John Wayne y James Stewart en El hombre que mató a Liberty Valance.



"En el Oeste, cuando la leyenda se convierte en realidad, publicamos la leyenda", se dice en un momento decisivo de El hombre que mató a Liberty Valance (1962), pero sin embargo lo que hace John Ford es "publicar" ambas: la realidad y la leyenda. Y además no era la primera vez que lo hacía. Ya en 1948, cuando filmó con Fort Apache su particular versión de la batalla de Little Big Horn, en la que el General Custer llevó a sus hombres a la muerte, la película terminaba por establecer la leyenda después de habernos contado -de forma extraordinariamente crítica- la poco reconfortante verdad de una personalidad autoritaria y xenófoba, de la misma manera que en Liberty Valance nos hace ver también cómo la realidad tendrá que volver a quedar oculta para que la leyenda pueda seguir cimentando las señas de identidad de la comunidad.



Como muy bien explicaron en su día Jim McBride y Michael Wilmington, la operación dista mucho de ser simplista o maniquea. Ford nos dice, en ambas películas, que el imaginario cultural del sistema "puede ser perpetuado por hombres nobles" capaces de encarnar o difundir la leyenda (Kirby York en Fort Apache; Ransom Stoddard en Liberty Valance), pero también -para mayor inquietud- que "necesita hombres nobles para perpetuarse", para hacer creíble el mito. Por eso el coronel Oswen Thursday en la primera y Tom Doniphon en la segunda (encarnaciones antagónicas de la venalidad y de la nobleza, respectivamente) acaban por desaparecer como figuras emblemáticas de un tiempo pretérito, ya completamente prescindibles para el avance de la civilización.

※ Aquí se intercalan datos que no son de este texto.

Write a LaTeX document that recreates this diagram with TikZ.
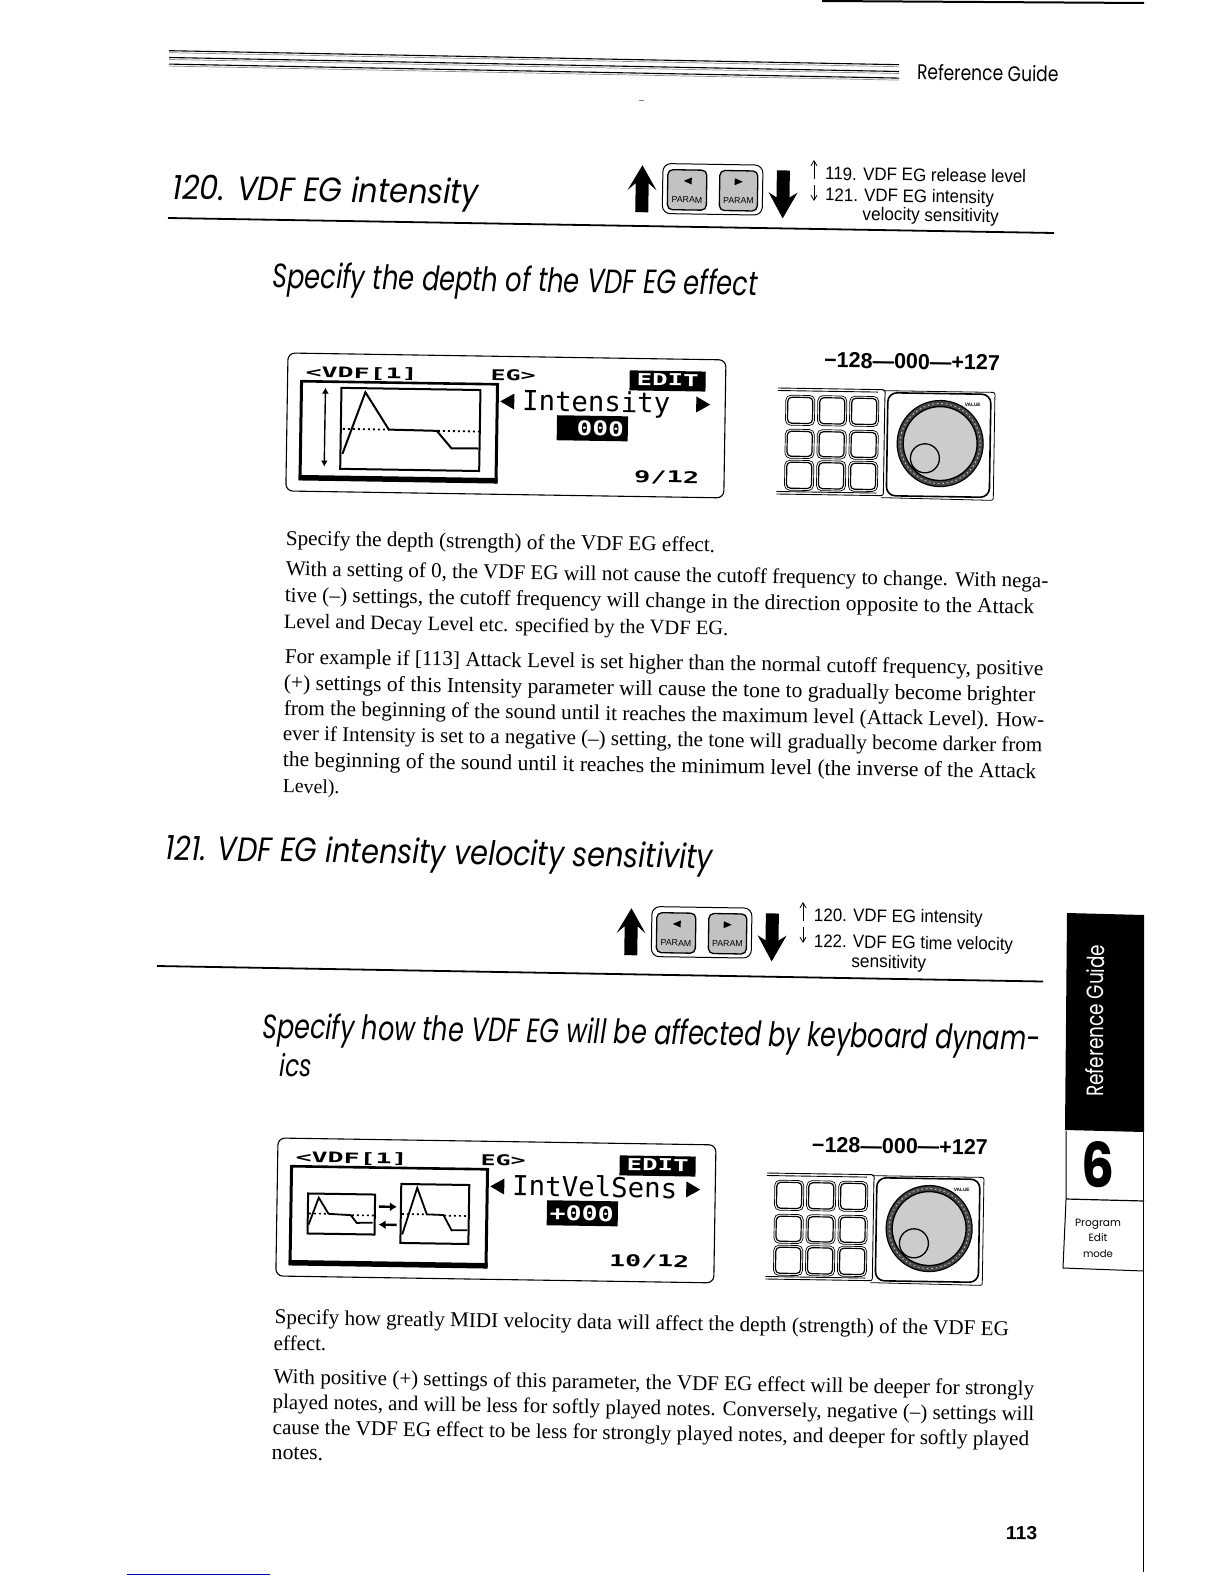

En ambos casos, Ford nos obliga a preguntarnos, simultáneamente, por la naturaleza humana y por el funcionamiento del sistema, a la vez que le niega al espectador toda posible certeza autocomplaciente o moralista. Imprescindible eslabón de engarce entre el western clásico y el western crepuscular, El hombre que mató a Liberty Valance tiene, pues, profundas y antiguas raíces en la filmografía fordiana y vuelve a situarnos, antes de nada, frente a una elegía lírica capaz de hacer vibrar la emoción con esos acordes indefinibles que sustentan su estilo, con esa manera peculiarísima de filmar las miradas y de conferir un misterioso espesor significativo a los más pequeños gestos. Este hermoso poema elegíaco, cuyo auténtico punto de gravedad gira en torno a una flor de cactus (la que reposa sobre el ataúd de Tom Doniphon en el desenlace del relato y sobre la que Ford mantiene deliberadamente el encuadre hasta que la imagen encadena con la de Stoddard y Hallie dentro del tren) es, por lo demás, una obra muy representativa de todas las contradicciones estilísticas visibles en muchas de las películas que los viejos maestros clásicos realizan en el Hollywood de los años sesenta, a la vez que se proyecta sobre el futuro de manera enriquecedora.



El eco resonante de su famoso "Print the Legend" palpita, al menos, bajo dos westerns tan relevantes como Sin perdón (1992) y Valor de ley (2010). A la postre, los periodistas de Ford parecen revivir -con equivalente motivación- bajo el biógrafo Beauchamp de Clint Eastwood, mientras que tanto Tom Doniphon como el Rooster Cogburn de los hermanos Ethan y Joel Coen yacen ambos, al final de sus respectivas narraciones, encerrados en un féretro, convertidos en materia de leyenda, aunque ésta ya no se pueda hacer pública ni se pueda imprimir, pues en realidad solo son leyenda íntima y silenciosa para las dos mujeres que velan su eterno descanso: las dos que, al inicio de uno y otro filme, llegan en sendos trenes para hacerse cargo de su cadáver. El mito y la Historia, la realidad y la leyenda, siguen palpitando hoy en día con inusitada influencia y fuerza poética, por lo tanto, bajo los pliegues de una de las más hermosas, emocionantes y complejas películas del Oeste que se han filmado jamás.